* **Job**:
For the listing below, give the count of lines containing the string "chart" and nothing else.

* **Provided data**:
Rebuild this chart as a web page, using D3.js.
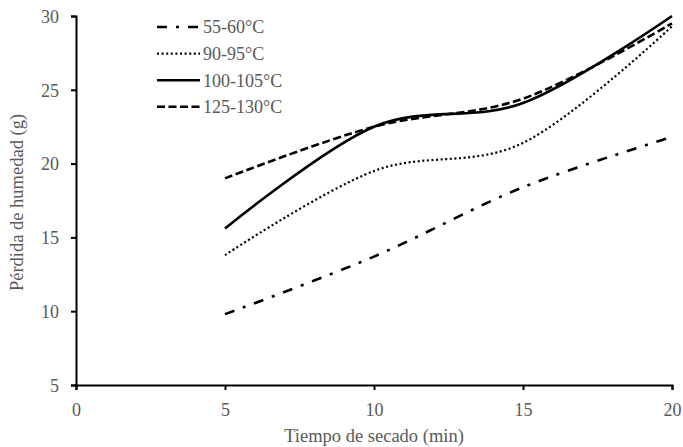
<!DOCTYPE html>
<html>
<head>
<meta charset="utf-8">
<script src="https://cdn.jsdelivr.net/npm/d3@7"></script>
<style>
  body { margin: 0; background: #fff; }
  svg { font-family: "Liberation Serif", "DejaVu Serif", serif; }
</style>
</head>
<body>
<svg id="chart" width="683" height="447"></svg>
<script>
// data
const times = [5, 10, 15, 20];
const s55 = [9.8, 13.7, 18.4, 21.8];
const s90 = [13.8, 19.5, 21.4, 29.3];
const s100 = [15.6, 22.5, 24.1, 30.0];
const s125 = [19.0, 22.5, 24.4, 29.5];
const seriesNames = ["55-60°C", "90-95°C", "100-105°C", "125-130°C"];
const xTicks = [0, 5, 10, 15, 20];
const yTicks = [5, 10, 15, 20, 25, 30];

const series = [
  { name: seriesNames[0], values: s55, dash: "10,9,3,9", width: 2.6 },
  { name: seriesNames[1], values: s90, dash: "2,2.6", width: 2.2 },
  { name: seriesNames[2], values: s100, dash: null, width: 2.6 },
  { name: seriesNames[3], values: s125, dash: "8,3.5", width: 2.6 }
];

const margin = { left: 76, top: 16, right: 11, bottom: 62 };
const width = 683 - margin.left - margin.right;
const height = 447 - margin.top - margin.bottom;

const svg = d3.select("#chart");
const g = svg.append("g")
  .attr("transform", "translate(" + margin.left + "," + margin.top + ")");

const x = d3.scaleLinear().domain([0, 20]).range([0, width]);
const y = d3.scaleLinear().domain([5, 30]).range([height, 0]);

const xAxis = d3.axisBottom(x).tickValues(xTicks).tickSize(5).tickPadding(13);
const yAxis = d3.axisLeft(y).tickValues(yTicks).tickSize(5).tickPadding(12);

const gx = g.append("g")
  .attr("transform", "translate(0," + height + ")")
  .call(xAxis);
const gy = g.append("g").call(yAxis);

[gx, gy].forEach(function(a) {
  a.select(".domain").attr("stroke", "#000").attr("stroke-width", 2);
  a.selectAll(".tick line").attr("stroke", "#000").attr("stroke-width", 2);
  a.selectAll(".tick text")
    .attr("fill", "#595959")
    .style("font-size", "18px")
    .style("font-family", "Liberation Serif");
});
gy.selectAll(".tick text").attr("dy", "0.35em");

const line = d3.line()
  .x(function(d, i) { return x(times[i]); })
  .y(function(d) { return y(d); })
  .curve(d3.curveCatmullRom.alpha(0));

g.selectAll(".series")
  .data(series)
  .enter()
  .append("path")
  .attr("class", "series")
  .attr("fill", "none")
  .attr("stroke", "#000")
  .attr("stroke-width", function(d) { return d.width; })
  .attr("stroke-dasharray", function(d) { return d.dash; })
  .attr("d", function(d) { return line(d.values); });

// legend
const legend = svg.append("g").attr("transform", "translate(157,27)");
const rows = legend.selectAll(".row")
  .data(series)
  .enter()
  .append("g")
  .attr("class", "row")
  .attr("transform", function(d, i) { return "translate(0," + i * 26.6 + ")"; });
rows.append("line")
  .attr("x1", 0).attr("x2", 43)
  .attr("stroke", "#000")
  .attr("stroke-width", function(d) { return d.width; })
  .attr("stroke-dasharray", function(d) { return d.dash; });
rows.append("text")
  .attr("x", 46)
  .attr("dy", "0.35em")
  .attr("fill", "#595959")
  .style("font-size", "18px")
  .text(function(d) { return d.name; });

// axis titles
svg.append("text")
  .attr("x", margin.left + width / 2)
  .attr("y", 442)
  .attr("text-anchor", "middle")
  .attr("fill", "#595959")
  .style("font-size", "18.5px")
  .text("Tiempo de secado (min)");

svg.append("text")
  .attr("transform", "translate(23," + (margin.top + height / 2 + 2) + ") rotate(-90)")
  .attr("text-anchor", "middle")
  .attr("fill", "#595959")
  .style("font-size", "18.5px")
  .text("Pérdida de humedad (g)");
</script>
</body>
</html>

* **Solution for this exercise**:
3